> [Record excerpts]
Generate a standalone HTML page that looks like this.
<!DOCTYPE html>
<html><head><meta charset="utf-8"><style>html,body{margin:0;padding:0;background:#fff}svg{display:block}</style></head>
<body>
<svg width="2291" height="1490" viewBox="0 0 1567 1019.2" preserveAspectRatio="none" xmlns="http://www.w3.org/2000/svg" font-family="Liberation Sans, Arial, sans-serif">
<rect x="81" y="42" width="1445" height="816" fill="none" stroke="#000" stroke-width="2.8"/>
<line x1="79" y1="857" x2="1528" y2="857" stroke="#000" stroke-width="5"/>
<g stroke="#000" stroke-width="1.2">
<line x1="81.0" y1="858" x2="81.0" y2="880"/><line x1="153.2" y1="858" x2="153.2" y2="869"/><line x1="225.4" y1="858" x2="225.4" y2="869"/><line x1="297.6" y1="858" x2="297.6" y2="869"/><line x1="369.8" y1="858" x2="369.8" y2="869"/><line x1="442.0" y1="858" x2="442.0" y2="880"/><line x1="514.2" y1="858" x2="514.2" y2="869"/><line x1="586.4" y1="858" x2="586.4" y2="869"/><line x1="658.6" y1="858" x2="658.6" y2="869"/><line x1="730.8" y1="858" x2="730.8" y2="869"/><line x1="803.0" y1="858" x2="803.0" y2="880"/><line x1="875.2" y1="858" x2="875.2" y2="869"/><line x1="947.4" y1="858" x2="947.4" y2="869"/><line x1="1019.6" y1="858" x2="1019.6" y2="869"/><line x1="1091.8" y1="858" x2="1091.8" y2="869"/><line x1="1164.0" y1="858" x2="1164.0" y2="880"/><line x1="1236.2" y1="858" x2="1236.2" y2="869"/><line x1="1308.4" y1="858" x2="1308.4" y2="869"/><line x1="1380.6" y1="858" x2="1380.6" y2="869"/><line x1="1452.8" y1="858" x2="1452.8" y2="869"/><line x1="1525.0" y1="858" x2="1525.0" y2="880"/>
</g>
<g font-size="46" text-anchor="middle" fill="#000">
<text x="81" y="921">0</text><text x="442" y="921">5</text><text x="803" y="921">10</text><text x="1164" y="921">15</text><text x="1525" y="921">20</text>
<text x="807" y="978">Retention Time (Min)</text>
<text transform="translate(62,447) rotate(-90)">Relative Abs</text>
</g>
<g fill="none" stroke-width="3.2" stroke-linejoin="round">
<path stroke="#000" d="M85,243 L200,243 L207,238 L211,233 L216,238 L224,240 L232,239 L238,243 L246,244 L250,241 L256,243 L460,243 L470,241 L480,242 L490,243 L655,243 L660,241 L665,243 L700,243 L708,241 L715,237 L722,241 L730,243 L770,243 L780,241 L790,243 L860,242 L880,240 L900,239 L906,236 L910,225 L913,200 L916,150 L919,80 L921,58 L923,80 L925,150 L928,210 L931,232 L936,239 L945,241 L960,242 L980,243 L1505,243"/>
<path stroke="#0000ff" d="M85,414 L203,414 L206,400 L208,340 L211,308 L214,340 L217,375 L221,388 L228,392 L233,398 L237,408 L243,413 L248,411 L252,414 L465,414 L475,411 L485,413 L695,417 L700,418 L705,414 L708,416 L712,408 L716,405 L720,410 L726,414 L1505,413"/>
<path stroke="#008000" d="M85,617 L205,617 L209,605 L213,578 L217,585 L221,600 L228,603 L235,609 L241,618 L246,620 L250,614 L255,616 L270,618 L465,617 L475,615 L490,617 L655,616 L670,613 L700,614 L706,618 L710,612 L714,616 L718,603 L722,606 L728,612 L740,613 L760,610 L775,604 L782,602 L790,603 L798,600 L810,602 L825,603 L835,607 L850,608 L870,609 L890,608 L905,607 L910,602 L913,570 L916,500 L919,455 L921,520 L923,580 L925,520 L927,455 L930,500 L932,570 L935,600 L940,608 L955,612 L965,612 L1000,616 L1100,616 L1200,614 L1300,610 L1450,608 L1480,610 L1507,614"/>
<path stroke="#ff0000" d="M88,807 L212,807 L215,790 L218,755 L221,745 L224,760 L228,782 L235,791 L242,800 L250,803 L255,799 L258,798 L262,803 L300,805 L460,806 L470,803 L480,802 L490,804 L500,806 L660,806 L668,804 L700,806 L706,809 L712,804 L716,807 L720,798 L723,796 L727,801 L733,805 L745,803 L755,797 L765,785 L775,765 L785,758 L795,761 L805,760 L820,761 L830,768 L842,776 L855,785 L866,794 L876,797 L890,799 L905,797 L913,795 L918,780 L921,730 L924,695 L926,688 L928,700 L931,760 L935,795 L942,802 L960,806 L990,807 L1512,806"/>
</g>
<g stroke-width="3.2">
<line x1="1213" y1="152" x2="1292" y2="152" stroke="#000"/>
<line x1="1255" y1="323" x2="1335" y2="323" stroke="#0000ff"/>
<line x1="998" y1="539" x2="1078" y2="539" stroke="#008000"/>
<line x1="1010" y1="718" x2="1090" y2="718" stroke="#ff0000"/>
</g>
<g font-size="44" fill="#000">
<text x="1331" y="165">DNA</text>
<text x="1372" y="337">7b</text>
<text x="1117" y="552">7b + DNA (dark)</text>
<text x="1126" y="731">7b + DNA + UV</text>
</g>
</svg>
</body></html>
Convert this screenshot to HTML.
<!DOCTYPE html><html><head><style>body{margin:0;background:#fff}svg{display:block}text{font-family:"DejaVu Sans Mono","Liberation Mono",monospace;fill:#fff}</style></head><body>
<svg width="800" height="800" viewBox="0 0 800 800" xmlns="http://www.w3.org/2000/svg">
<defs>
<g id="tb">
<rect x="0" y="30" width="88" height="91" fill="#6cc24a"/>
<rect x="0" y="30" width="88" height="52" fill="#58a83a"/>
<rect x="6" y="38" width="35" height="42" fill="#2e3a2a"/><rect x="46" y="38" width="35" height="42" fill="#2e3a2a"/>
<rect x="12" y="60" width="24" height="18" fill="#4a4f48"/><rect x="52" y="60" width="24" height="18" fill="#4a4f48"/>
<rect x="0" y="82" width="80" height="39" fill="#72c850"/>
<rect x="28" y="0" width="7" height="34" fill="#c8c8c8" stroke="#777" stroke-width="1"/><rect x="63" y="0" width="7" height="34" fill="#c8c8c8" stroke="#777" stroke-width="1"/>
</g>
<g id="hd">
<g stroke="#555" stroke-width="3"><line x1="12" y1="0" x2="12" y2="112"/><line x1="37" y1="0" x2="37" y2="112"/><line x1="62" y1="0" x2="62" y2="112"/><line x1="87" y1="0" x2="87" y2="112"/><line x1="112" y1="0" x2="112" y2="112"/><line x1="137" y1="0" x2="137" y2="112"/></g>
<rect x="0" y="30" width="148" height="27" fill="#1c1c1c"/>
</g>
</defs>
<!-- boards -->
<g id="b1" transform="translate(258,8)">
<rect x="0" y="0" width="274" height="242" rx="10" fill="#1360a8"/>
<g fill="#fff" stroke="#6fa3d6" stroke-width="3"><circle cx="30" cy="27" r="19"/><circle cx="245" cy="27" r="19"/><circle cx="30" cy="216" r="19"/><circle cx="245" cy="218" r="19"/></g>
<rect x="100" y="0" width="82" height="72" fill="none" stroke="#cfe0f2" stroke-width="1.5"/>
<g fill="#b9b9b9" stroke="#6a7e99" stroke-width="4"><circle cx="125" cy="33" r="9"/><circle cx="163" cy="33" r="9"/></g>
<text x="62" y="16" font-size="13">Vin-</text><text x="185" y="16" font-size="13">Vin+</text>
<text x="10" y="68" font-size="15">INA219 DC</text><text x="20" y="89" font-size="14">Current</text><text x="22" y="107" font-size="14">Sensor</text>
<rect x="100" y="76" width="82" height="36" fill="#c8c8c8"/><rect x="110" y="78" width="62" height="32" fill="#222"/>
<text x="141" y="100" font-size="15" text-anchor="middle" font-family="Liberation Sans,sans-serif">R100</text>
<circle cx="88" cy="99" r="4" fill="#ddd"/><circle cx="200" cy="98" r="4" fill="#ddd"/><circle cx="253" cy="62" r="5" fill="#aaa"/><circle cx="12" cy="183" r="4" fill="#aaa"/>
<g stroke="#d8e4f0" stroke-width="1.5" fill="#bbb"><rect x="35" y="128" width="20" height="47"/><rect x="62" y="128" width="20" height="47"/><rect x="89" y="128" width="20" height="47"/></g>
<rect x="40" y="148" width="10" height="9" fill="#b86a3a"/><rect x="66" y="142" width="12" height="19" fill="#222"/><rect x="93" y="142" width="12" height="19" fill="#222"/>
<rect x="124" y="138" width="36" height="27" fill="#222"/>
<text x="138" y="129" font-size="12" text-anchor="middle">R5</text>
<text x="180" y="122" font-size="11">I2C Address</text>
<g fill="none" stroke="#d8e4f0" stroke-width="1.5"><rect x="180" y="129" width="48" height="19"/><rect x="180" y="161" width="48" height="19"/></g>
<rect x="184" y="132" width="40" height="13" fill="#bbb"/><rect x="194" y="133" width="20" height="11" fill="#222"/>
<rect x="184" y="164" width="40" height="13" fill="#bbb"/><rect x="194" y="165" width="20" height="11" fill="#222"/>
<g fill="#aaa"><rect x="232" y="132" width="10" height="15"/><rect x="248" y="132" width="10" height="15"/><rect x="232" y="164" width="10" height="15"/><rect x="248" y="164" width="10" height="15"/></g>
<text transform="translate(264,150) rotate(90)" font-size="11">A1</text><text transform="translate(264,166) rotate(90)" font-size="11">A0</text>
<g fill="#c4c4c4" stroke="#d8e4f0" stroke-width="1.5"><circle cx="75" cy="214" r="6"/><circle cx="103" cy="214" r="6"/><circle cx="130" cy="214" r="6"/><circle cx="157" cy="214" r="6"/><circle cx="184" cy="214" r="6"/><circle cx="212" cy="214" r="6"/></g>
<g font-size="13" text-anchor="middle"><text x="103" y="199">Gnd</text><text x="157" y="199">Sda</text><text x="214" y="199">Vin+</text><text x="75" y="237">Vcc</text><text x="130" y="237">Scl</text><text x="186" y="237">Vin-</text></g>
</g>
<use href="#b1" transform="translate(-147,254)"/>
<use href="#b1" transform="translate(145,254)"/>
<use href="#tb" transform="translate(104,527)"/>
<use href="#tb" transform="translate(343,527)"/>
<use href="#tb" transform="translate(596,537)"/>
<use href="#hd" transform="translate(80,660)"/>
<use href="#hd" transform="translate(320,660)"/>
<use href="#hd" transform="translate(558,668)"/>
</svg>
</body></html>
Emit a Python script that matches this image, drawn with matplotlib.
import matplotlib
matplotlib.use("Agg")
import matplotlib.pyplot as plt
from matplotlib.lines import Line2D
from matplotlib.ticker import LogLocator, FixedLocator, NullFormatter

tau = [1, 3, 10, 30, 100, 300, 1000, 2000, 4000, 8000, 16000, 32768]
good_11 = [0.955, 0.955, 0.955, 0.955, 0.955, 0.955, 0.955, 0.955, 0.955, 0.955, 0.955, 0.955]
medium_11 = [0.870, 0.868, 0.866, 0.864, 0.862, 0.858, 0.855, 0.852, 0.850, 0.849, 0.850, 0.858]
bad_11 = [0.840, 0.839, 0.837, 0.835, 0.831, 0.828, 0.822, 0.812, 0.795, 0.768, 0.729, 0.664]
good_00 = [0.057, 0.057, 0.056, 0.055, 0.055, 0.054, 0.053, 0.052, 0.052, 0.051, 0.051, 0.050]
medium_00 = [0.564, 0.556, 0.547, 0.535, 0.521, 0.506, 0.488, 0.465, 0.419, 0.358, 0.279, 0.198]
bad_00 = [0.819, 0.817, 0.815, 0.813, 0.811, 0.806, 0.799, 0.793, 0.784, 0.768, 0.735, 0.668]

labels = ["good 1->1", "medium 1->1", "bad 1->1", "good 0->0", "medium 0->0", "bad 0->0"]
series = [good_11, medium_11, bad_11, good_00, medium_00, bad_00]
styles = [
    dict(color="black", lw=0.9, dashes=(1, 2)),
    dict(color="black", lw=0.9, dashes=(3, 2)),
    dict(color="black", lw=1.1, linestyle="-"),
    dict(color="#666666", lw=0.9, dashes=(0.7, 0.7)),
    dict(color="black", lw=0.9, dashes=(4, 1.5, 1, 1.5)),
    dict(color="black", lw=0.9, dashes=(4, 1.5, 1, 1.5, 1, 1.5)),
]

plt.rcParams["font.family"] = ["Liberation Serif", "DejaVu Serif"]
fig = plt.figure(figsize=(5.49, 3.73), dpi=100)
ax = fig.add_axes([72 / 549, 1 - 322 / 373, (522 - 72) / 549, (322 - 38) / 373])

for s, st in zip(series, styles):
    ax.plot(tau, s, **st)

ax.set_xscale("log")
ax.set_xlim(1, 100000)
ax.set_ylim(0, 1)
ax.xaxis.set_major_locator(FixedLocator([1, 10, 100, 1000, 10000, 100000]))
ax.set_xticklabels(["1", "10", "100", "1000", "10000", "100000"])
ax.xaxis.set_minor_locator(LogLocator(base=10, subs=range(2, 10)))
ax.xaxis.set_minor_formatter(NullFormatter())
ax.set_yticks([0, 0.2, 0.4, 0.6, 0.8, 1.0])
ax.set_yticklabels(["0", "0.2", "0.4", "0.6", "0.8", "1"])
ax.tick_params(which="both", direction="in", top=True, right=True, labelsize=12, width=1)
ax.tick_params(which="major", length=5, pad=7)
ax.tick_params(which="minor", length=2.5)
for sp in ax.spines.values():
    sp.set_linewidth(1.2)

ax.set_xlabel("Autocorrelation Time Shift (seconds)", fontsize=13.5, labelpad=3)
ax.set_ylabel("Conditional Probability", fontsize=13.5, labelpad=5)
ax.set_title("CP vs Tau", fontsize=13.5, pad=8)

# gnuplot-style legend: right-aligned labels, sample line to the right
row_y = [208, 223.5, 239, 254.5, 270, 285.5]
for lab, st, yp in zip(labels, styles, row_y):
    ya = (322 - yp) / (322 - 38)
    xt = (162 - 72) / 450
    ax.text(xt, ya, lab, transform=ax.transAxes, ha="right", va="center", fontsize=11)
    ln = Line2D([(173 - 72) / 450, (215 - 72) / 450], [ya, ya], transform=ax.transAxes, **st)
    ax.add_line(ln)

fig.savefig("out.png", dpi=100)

> [Written request] In the listing above, find the line containing "Emit a Python" and the line containing "from matplotlib.ticker import". Output them and every line between, exactly, and nothing else.

> [Completed exercise]
Emit a Python script that matches this image, drawn with matplotlib.
import matplotlib
matplotlib.use("Agg")
import matplotlib.pyplot as plt
from matplotlib.lines import Line2D
from matplotlib.ticker import LogLocator, FixedLocator, NullFormatter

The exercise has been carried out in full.